Aim ->
Collect each line containing "that".

:: Source data

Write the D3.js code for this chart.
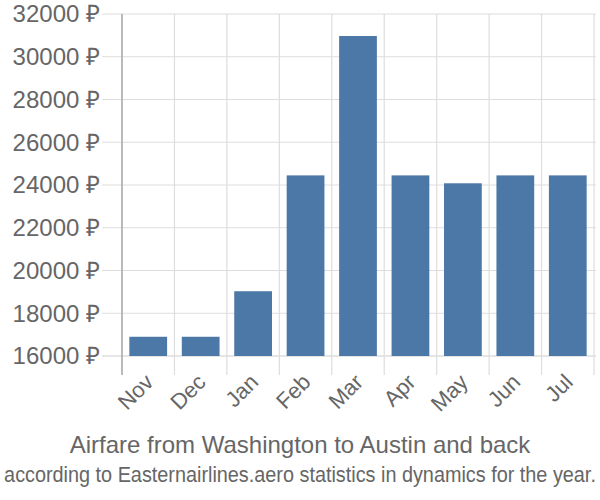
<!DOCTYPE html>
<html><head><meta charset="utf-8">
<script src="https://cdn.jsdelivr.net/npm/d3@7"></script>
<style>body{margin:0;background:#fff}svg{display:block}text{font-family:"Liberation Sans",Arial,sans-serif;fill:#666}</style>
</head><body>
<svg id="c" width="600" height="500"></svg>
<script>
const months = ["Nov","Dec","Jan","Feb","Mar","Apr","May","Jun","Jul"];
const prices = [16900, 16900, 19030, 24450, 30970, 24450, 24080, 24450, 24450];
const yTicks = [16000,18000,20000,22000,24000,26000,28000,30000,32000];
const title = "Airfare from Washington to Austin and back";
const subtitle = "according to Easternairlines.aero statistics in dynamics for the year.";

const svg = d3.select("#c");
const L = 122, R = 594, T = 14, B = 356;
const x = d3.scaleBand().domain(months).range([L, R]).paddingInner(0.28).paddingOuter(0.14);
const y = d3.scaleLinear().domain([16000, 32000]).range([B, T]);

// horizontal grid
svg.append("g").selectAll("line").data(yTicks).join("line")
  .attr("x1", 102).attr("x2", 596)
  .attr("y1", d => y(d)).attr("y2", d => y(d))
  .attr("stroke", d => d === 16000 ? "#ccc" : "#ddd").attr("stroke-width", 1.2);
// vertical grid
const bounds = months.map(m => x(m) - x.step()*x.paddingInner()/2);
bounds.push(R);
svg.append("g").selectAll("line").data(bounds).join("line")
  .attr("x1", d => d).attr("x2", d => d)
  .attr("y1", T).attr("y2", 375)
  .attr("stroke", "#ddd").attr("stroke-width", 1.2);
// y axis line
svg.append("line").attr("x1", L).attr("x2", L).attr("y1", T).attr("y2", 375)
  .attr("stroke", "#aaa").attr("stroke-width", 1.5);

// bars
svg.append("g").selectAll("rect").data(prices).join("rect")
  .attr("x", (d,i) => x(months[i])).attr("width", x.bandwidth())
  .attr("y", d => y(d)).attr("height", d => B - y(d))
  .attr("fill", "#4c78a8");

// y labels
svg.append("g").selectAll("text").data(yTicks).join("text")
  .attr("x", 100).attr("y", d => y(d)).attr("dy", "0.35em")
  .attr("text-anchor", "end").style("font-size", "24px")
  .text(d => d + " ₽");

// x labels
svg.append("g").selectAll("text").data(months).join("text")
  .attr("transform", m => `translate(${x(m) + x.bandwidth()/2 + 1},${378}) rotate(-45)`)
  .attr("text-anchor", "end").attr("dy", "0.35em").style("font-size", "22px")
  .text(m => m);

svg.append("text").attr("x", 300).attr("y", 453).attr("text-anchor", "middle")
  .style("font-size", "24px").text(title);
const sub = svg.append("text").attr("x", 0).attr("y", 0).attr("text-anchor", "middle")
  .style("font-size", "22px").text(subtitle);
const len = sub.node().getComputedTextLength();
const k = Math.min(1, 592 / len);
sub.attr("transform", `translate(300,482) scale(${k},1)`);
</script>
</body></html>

::::
:: Source data

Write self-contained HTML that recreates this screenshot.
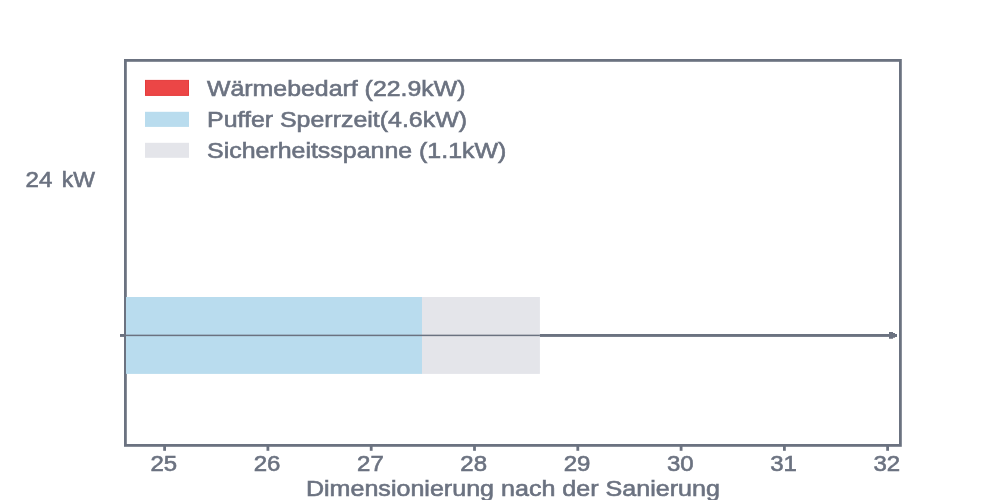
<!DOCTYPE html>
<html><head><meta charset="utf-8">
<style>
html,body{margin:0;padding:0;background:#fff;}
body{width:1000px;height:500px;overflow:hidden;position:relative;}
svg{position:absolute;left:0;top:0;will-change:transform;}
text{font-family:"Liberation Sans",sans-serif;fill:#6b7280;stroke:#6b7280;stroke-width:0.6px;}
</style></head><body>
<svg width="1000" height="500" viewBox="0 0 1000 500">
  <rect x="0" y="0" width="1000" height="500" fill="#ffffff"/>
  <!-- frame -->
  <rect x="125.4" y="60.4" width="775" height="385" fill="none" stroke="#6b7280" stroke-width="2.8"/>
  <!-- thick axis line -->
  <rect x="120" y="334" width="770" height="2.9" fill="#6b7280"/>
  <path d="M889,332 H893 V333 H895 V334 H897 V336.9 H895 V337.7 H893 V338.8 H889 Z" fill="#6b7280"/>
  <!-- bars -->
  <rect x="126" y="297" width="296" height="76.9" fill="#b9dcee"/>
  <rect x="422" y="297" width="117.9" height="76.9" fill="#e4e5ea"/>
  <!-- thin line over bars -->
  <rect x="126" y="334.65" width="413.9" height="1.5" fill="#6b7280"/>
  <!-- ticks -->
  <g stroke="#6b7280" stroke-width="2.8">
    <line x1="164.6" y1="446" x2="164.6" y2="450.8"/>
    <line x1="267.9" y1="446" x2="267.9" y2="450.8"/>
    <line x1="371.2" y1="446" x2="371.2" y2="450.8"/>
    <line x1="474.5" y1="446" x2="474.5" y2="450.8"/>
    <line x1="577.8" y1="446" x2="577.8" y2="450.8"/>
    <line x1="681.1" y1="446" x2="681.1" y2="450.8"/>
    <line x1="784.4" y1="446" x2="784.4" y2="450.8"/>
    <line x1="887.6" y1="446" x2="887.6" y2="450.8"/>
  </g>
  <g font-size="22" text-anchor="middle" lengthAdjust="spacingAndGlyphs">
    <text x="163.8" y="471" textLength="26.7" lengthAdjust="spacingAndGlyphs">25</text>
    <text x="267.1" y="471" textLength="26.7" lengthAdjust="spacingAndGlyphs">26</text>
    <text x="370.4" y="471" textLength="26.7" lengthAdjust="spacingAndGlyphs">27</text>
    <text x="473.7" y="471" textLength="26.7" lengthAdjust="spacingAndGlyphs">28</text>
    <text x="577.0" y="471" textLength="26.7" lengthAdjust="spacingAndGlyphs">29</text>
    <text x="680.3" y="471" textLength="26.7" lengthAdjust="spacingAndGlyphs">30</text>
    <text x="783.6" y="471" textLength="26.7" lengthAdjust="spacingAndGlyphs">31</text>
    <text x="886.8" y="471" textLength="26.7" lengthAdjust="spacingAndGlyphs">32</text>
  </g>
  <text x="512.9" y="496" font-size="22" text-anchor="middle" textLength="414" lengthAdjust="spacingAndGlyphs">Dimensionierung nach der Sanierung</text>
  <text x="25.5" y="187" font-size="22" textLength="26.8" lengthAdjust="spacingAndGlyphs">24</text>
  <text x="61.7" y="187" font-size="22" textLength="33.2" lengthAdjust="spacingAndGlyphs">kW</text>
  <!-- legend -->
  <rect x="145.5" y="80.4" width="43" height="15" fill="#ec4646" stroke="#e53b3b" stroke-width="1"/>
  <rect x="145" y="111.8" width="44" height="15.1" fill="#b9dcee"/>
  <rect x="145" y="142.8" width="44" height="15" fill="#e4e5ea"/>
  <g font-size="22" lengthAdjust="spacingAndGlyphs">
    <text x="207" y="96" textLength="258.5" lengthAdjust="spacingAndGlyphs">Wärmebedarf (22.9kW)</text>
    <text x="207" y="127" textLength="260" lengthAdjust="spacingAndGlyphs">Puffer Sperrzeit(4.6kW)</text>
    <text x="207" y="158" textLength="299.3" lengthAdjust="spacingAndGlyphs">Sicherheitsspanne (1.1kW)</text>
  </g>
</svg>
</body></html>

::::
:: Source data

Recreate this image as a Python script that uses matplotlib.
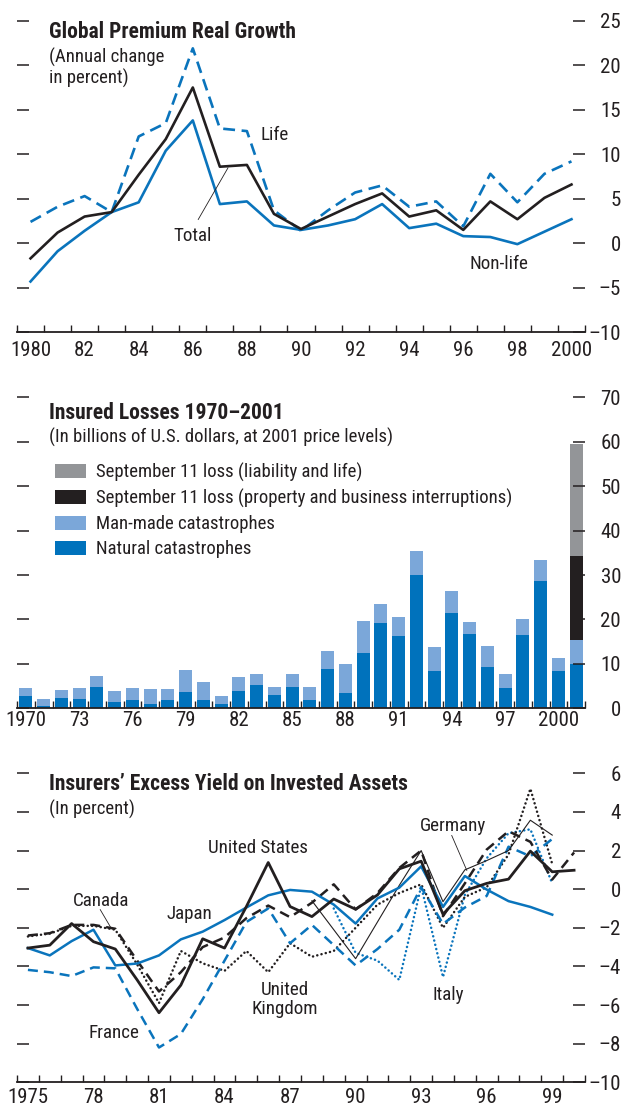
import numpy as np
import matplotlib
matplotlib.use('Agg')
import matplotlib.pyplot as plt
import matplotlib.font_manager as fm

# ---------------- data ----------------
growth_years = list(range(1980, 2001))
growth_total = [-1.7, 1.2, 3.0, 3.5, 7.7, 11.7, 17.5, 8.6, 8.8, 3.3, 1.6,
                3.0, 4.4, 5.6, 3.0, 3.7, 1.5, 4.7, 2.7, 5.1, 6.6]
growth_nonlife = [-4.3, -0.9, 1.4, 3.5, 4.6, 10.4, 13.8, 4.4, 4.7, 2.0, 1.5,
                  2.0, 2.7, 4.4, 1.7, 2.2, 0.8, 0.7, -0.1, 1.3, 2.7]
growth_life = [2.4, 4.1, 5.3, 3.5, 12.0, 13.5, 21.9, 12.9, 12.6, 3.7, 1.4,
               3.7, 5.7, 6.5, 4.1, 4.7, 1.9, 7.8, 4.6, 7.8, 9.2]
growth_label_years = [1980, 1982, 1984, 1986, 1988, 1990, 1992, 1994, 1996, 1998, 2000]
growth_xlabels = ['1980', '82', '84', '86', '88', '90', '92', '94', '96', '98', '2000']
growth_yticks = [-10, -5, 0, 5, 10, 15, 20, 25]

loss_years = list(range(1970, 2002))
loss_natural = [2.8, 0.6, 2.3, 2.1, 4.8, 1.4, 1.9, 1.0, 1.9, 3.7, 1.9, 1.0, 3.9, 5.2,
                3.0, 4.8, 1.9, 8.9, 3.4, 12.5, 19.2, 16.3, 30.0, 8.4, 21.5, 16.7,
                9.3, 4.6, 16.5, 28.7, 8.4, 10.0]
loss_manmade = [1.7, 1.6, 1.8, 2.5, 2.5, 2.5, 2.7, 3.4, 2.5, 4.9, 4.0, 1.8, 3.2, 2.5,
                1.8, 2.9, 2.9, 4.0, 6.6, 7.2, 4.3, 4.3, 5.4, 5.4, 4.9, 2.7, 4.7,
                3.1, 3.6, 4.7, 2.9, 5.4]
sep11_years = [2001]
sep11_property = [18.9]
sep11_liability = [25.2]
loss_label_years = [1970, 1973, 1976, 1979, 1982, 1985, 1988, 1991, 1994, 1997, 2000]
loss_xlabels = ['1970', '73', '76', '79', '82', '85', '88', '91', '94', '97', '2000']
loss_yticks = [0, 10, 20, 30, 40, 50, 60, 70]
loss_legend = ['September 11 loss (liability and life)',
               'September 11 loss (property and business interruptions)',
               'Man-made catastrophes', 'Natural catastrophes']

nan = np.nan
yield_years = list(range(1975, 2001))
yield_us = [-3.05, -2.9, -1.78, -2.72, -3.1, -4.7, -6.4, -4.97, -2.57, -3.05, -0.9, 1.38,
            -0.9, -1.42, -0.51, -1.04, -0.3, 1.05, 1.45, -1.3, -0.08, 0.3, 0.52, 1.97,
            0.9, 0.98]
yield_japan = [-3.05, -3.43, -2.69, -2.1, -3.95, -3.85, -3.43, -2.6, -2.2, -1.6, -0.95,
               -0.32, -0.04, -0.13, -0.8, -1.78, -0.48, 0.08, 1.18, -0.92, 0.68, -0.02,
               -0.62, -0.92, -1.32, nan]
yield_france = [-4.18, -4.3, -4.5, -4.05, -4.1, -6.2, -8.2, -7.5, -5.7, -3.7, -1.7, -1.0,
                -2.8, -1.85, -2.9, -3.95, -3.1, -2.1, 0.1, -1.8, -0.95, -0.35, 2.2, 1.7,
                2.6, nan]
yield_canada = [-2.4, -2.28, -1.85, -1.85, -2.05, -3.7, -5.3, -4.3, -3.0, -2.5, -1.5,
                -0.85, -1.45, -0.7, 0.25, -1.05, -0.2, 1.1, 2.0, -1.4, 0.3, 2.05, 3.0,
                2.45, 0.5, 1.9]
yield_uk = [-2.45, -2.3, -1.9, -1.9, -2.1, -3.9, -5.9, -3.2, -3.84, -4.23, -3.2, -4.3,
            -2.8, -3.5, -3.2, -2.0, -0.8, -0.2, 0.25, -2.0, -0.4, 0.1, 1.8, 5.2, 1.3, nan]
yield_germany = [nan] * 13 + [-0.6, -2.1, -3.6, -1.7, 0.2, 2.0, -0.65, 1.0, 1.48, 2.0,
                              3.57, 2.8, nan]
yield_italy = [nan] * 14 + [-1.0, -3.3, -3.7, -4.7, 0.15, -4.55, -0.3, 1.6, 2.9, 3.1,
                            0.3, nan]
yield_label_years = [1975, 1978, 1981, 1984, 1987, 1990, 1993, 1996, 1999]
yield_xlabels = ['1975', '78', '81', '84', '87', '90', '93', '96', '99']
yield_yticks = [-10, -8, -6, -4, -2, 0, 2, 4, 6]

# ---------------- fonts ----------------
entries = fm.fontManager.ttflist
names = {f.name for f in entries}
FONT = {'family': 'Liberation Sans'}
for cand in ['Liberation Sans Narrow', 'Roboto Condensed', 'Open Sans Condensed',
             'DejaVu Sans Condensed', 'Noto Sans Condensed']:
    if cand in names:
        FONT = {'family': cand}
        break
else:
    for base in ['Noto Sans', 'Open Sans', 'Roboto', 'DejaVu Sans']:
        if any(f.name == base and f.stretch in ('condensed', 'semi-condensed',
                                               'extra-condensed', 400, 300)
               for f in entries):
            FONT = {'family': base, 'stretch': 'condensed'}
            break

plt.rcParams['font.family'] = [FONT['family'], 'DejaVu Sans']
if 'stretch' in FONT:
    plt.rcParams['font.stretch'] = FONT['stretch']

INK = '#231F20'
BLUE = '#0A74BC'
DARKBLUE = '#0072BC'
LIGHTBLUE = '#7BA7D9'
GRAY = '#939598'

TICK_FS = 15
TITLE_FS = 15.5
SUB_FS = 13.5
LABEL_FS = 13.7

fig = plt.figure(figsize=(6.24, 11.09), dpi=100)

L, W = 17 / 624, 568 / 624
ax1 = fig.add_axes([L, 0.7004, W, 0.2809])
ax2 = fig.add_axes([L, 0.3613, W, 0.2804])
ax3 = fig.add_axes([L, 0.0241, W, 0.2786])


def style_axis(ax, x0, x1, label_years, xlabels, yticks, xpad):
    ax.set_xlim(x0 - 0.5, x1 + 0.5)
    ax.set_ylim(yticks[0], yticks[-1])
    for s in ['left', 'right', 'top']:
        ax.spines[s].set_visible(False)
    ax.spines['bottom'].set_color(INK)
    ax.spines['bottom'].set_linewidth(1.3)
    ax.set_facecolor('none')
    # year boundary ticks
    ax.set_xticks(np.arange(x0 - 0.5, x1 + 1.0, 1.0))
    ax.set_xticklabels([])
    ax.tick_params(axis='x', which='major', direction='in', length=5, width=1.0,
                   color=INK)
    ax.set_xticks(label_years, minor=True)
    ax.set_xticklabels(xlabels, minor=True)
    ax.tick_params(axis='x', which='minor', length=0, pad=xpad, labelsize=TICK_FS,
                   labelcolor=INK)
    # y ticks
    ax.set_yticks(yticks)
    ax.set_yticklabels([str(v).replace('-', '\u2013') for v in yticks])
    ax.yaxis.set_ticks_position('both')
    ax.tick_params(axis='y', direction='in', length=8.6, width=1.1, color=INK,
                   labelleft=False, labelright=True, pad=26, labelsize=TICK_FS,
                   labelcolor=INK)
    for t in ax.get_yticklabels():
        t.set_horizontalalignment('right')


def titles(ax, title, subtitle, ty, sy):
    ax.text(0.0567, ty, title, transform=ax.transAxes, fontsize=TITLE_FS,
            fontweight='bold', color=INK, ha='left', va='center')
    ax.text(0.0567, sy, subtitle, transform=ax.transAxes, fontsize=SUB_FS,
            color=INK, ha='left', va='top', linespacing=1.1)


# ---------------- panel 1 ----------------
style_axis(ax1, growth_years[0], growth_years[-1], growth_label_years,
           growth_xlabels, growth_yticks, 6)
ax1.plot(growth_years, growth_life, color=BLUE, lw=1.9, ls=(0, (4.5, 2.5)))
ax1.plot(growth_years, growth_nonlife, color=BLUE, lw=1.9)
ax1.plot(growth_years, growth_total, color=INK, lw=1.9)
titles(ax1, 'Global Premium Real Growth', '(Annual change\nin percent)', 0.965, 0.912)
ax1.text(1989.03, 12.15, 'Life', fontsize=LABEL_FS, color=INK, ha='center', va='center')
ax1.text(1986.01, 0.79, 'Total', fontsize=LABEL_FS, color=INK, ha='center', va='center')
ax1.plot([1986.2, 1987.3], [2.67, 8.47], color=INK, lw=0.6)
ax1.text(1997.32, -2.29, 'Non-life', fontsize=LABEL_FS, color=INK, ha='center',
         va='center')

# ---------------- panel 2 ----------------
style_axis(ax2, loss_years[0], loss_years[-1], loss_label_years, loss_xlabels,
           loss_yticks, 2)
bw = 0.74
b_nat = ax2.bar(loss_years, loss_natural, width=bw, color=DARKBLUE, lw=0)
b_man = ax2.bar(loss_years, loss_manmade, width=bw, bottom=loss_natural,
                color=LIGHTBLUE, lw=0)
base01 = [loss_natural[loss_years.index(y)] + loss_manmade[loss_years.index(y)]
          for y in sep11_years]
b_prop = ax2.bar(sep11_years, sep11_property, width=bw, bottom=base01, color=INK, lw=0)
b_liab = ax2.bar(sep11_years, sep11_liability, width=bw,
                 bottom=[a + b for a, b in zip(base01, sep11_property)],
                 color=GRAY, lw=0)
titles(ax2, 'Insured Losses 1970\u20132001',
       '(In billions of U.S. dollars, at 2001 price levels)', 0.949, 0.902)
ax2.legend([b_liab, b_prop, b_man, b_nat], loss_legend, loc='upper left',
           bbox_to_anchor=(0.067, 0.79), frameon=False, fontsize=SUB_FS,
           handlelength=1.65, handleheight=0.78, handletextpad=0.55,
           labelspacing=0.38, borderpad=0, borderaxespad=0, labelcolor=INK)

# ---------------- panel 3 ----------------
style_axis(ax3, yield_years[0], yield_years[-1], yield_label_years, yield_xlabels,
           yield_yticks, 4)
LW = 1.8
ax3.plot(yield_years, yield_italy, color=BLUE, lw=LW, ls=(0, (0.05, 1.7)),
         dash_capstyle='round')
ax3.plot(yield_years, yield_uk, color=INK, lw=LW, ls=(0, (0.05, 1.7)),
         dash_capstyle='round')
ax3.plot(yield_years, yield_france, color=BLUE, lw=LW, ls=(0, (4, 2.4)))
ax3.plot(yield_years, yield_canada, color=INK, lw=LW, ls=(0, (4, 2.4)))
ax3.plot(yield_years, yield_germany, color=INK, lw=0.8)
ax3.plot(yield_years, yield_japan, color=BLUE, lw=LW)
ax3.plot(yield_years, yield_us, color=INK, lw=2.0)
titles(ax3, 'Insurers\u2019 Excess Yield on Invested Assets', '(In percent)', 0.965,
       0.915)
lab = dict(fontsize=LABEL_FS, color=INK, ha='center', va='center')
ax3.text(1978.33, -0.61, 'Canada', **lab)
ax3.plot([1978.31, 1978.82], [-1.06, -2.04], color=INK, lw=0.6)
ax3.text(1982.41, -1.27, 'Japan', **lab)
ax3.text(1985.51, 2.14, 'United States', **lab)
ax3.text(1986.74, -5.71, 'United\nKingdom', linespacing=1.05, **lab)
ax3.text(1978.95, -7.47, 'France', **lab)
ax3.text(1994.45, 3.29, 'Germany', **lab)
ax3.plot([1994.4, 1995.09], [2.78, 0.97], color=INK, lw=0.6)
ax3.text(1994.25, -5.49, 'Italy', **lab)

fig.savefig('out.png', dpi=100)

::::

Exercise answer ->
Write self-contained HTML that recreates this screenshot.
Recreate this image as a Python script that uses matplotlib.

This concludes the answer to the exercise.